**What you should do**:
The required output consists solely of the lines from the one containing "Clone this chart in matplotlib." down to the one containing "from matplotlib.lines import Line2D", both included, each quoted exactly.

+ + +

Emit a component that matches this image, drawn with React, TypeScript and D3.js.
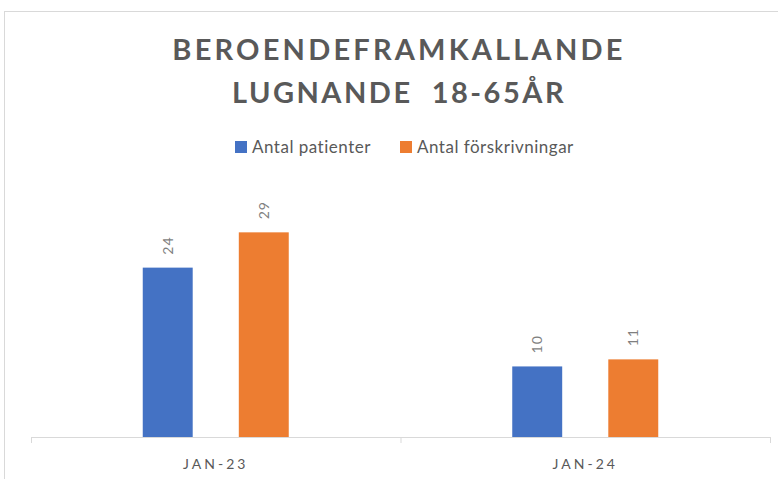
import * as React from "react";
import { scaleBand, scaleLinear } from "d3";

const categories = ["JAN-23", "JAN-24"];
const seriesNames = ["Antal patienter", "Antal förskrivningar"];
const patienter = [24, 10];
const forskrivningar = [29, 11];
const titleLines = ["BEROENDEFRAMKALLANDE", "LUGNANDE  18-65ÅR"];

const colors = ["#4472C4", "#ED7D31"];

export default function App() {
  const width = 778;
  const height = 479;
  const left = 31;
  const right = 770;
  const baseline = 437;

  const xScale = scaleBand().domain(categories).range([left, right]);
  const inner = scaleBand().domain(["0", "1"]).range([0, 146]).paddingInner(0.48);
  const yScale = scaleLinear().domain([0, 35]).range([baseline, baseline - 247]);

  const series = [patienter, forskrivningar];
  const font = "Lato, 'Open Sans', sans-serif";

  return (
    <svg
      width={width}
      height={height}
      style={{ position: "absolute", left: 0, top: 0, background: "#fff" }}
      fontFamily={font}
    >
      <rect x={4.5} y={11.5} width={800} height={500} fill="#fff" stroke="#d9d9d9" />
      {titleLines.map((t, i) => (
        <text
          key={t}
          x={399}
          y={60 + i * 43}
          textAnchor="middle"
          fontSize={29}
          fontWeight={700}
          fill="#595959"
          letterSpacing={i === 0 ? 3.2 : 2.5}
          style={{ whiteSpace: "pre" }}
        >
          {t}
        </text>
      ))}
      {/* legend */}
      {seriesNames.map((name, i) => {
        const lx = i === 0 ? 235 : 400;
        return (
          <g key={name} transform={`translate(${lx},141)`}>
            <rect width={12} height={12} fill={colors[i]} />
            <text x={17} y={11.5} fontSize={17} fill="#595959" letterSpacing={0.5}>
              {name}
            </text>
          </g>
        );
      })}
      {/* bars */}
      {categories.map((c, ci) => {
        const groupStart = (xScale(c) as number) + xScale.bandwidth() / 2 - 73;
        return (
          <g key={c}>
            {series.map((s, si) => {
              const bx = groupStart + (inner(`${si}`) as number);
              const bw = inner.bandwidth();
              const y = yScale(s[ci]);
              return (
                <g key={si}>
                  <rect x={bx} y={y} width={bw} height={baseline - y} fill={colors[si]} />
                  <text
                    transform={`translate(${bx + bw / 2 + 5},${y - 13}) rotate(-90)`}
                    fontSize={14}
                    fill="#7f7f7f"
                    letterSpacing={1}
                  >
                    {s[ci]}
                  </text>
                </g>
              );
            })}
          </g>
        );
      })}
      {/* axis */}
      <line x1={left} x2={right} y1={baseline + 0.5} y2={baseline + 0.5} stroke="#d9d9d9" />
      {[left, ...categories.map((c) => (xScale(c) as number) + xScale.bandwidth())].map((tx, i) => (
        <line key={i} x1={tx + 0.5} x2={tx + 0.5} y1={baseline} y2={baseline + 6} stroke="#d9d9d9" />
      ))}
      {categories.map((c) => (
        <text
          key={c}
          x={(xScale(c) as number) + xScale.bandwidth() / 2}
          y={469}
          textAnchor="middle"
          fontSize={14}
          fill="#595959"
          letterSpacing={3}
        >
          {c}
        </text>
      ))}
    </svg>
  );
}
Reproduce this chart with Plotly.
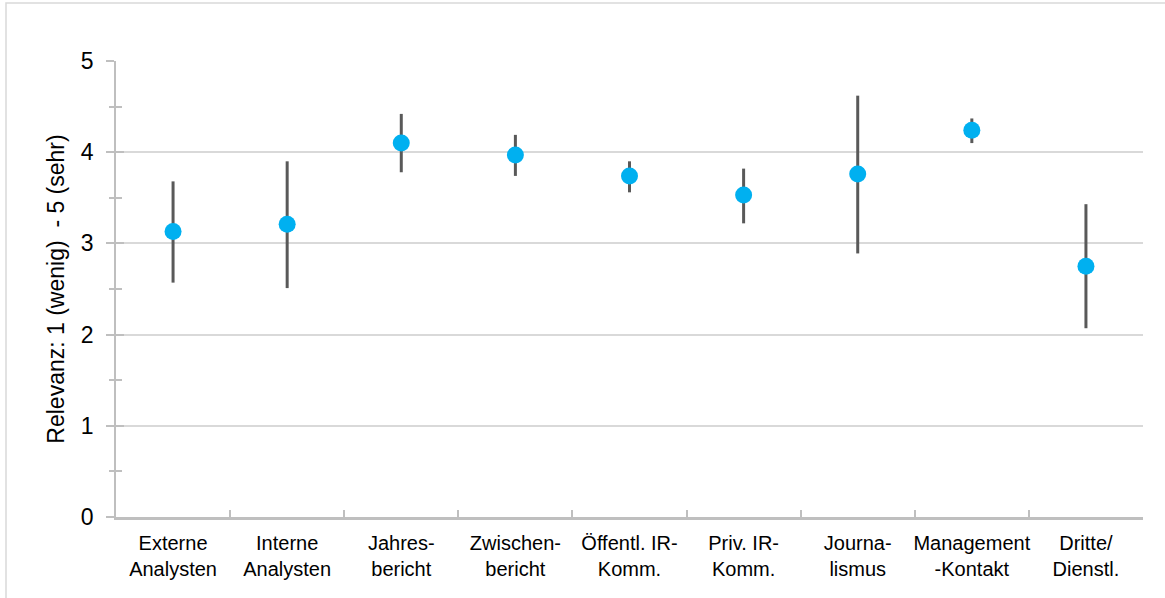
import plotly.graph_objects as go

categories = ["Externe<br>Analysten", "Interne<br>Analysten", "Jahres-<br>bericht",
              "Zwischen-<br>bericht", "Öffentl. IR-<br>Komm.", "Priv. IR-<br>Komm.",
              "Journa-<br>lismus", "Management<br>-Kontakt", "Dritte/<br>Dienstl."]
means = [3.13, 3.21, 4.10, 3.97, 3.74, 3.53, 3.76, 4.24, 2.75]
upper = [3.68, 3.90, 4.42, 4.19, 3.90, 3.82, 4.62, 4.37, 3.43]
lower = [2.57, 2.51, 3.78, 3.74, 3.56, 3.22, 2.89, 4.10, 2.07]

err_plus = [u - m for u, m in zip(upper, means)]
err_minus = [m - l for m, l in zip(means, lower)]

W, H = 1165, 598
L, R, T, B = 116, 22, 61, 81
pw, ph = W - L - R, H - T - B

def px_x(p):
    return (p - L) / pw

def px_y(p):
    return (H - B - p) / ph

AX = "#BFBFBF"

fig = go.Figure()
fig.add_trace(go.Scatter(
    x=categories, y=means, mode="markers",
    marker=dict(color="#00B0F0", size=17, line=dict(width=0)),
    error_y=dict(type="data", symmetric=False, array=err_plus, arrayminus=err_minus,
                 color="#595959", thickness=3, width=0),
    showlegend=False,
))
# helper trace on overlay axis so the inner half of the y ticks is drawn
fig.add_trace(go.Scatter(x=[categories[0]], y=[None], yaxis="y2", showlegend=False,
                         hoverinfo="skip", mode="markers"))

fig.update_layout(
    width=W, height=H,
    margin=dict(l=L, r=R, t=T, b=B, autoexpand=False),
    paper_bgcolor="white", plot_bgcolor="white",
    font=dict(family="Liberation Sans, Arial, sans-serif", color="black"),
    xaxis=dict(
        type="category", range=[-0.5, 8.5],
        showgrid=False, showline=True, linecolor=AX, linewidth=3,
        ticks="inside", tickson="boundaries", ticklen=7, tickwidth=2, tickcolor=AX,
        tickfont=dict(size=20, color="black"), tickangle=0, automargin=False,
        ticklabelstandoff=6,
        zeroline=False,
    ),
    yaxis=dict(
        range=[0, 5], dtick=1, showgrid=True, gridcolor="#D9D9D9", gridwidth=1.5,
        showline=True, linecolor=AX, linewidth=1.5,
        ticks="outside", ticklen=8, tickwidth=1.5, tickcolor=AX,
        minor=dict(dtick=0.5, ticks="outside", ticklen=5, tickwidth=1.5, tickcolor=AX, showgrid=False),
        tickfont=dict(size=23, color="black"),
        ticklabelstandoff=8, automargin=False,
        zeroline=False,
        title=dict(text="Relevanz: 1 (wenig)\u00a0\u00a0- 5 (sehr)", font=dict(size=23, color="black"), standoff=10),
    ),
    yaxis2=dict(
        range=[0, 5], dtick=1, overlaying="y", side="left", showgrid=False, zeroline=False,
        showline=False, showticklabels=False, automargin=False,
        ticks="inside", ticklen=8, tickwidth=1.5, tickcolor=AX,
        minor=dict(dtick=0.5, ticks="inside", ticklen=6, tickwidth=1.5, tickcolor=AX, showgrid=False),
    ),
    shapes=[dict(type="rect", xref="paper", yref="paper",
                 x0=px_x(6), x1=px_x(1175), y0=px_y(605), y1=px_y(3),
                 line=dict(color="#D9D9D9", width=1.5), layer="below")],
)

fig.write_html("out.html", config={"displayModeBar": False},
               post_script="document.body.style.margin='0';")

+ + +

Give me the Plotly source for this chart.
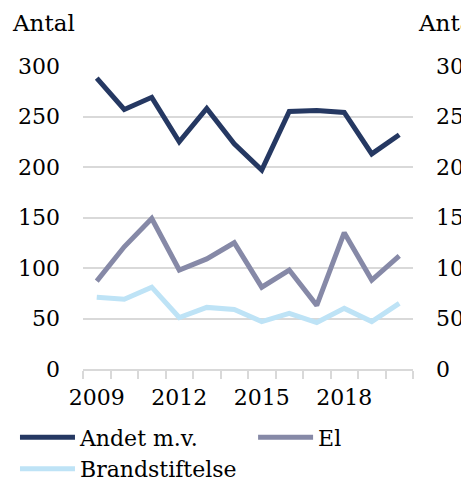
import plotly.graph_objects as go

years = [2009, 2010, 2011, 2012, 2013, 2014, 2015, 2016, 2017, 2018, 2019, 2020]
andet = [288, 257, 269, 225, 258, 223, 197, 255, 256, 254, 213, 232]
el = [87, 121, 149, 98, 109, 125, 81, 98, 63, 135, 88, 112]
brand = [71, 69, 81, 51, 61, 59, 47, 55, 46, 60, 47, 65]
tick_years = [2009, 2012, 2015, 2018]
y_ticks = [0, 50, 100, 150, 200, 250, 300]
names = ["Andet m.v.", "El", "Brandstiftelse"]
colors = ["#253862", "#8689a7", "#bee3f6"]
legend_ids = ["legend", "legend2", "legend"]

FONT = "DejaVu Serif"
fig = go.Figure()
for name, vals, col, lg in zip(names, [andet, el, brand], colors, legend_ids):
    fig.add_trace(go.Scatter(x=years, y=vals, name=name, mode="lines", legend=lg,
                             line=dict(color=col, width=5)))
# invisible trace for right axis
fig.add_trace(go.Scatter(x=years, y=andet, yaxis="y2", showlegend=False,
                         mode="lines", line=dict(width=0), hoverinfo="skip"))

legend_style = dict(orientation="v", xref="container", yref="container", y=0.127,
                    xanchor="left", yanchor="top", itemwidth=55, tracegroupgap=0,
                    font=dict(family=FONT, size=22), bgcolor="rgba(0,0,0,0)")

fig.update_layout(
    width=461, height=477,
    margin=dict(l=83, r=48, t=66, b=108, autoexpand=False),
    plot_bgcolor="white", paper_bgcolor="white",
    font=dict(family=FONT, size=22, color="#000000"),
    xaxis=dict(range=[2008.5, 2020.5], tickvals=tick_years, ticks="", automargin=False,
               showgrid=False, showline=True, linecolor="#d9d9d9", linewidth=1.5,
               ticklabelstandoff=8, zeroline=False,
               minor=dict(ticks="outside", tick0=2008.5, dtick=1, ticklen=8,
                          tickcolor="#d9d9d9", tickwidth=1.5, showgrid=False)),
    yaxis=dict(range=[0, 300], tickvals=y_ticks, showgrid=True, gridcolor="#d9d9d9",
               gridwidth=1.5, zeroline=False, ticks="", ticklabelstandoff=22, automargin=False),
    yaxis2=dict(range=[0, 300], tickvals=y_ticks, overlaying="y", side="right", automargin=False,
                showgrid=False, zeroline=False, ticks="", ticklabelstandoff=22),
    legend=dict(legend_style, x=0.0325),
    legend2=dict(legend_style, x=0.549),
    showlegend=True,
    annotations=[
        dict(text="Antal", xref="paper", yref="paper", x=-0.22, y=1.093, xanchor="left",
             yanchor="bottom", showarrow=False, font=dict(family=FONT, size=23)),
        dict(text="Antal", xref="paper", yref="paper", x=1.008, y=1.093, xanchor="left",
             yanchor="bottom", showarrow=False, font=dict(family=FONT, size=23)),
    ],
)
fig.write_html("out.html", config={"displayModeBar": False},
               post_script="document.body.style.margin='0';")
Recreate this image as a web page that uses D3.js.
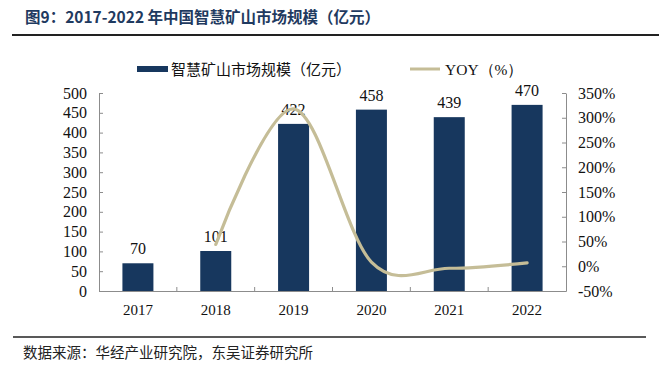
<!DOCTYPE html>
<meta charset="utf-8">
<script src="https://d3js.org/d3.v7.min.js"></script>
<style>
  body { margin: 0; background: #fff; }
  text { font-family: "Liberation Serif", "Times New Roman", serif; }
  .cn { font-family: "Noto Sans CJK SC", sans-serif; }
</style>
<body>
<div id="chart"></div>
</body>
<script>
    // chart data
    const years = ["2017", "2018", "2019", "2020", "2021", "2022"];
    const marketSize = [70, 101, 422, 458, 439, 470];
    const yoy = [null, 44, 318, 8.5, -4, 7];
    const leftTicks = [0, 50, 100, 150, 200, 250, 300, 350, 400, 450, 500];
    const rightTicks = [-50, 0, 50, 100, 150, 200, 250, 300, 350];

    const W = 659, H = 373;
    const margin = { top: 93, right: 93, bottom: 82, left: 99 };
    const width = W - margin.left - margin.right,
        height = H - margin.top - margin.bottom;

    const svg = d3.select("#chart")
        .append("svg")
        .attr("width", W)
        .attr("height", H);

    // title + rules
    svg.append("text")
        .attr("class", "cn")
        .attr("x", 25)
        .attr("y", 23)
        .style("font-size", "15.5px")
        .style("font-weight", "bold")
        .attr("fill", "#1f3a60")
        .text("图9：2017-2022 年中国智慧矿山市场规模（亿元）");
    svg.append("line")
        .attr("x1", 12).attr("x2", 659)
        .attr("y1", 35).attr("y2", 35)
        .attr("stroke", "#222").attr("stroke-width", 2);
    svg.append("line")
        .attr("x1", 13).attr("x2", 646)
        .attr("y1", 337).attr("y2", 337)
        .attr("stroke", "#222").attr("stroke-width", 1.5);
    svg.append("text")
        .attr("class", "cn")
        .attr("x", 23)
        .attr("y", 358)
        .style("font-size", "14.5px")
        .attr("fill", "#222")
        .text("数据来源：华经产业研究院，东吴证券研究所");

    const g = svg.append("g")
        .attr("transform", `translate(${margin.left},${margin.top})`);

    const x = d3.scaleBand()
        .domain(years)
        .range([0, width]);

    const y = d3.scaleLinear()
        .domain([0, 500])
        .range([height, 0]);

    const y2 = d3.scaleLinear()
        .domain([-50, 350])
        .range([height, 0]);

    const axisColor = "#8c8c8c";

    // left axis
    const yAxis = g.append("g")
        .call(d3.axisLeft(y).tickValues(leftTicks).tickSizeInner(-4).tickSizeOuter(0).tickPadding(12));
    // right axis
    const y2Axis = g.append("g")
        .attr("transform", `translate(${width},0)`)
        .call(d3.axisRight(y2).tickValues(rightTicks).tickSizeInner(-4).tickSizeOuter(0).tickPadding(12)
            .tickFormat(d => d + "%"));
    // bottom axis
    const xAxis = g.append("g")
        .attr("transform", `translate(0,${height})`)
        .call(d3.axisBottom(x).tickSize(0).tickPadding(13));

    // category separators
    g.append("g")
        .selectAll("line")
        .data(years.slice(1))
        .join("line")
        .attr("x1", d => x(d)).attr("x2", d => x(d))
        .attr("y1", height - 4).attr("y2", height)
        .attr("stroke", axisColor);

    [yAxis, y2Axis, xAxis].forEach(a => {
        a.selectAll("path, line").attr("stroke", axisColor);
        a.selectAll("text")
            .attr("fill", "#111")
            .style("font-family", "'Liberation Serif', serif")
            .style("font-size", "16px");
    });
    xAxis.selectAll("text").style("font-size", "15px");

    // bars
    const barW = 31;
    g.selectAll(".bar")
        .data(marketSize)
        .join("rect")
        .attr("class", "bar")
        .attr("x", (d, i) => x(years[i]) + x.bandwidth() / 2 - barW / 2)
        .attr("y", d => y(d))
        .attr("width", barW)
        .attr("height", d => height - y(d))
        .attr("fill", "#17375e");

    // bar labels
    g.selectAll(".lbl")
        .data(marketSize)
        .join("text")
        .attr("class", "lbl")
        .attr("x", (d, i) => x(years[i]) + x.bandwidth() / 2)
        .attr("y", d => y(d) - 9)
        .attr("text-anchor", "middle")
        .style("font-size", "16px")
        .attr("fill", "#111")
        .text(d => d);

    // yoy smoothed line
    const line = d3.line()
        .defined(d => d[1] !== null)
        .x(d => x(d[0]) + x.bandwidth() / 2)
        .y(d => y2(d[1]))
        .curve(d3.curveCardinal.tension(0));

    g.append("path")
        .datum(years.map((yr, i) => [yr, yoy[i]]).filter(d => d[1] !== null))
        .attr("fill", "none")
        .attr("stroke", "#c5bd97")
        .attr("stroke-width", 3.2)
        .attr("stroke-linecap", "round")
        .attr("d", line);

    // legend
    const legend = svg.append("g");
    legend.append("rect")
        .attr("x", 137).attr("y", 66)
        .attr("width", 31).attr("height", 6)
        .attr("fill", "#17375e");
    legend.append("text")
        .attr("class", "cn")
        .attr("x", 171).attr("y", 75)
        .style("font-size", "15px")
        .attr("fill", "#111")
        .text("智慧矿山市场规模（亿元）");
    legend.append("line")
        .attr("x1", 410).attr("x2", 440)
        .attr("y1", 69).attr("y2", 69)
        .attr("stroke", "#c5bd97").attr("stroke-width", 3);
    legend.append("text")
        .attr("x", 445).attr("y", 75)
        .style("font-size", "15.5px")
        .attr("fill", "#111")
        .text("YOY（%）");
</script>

+ + +

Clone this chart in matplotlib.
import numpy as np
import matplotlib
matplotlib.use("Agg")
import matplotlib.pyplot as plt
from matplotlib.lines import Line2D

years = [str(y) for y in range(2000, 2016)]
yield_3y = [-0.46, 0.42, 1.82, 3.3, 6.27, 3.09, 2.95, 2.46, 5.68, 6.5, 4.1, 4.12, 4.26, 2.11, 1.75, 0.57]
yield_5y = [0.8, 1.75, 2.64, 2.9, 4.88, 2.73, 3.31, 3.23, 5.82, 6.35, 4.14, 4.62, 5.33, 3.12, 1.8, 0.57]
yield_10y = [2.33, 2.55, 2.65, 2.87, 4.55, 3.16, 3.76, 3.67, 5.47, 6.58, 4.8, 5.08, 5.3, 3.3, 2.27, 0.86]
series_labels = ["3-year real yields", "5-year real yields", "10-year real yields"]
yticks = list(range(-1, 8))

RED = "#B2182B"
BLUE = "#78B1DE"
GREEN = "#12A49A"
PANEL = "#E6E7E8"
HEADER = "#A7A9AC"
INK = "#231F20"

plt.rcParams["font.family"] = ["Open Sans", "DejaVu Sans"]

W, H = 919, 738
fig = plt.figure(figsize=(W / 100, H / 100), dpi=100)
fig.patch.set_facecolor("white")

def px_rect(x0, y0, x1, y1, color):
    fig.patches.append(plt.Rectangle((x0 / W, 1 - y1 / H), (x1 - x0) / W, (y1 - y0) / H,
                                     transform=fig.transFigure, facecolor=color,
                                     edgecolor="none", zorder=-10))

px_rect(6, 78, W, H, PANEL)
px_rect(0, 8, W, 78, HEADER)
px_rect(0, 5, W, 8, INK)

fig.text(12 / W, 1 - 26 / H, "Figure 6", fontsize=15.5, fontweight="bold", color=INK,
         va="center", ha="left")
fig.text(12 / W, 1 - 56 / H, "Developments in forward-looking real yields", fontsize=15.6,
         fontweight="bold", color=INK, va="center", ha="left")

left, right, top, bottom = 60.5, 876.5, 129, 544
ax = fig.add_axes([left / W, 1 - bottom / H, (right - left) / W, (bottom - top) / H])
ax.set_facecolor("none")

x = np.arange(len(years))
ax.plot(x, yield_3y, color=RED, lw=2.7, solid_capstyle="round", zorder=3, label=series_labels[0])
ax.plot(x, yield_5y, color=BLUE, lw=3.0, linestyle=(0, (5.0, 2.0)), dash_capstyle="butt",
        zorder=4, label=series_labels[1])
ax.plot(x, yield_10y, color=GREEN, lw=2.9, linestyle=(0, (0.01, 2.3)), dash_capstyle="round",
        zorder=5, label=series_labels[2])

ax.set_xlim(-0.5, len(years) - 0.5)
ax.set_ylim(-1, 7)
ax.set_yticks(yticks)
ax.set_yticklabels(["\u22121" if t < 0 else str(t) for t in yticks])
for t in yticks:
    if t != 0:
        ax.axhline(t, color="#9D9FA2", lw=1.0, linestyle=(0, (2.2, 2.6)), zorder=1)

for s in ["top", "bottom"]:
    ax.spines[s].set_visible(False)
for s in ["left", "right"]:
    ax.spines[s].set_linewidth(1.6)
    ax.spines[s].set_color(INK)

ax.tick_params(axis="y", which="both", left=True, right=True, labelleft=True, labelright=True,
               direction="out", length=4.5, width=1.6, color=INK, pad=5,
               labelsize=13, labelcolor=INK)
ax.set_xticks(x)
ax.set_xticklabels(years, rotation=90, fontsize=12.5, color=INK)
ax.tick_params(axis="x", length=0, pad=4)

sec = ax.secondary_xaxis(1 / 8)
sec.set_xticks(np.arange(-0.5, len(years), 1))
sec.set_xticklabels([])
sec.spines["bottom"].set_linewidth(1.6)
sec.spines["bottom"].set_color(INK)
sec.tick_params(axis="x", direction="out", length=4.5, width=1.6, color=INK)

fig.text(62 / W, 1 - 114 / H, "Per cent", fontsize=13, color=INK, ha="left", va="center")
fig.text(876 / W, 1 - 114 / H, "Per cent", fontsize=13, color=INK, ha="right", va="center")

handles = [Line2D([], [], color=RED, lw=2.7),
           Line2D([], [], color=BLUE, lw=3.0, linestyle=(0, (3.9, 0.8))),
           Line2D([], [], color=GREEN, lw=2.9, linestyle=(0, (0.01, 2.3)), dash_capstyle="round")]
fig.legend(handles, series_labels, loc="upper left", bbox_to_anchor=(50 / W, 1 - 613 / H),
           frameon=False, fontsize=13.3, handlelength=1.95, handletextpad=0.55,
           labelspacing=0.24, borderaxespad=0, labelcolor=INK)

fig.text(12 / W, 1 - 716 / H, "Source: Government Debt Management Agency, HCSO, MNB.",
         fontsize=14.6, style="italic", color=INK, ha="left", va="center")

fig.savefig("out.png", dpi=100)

+ + +

**Final result**:
Clone this chart in matplotlib.
import numpy as np
import matplotlib
matplotlib.use("Agg")
import matplotlib.pyplot as plt
from matplotlib.lines import Line2D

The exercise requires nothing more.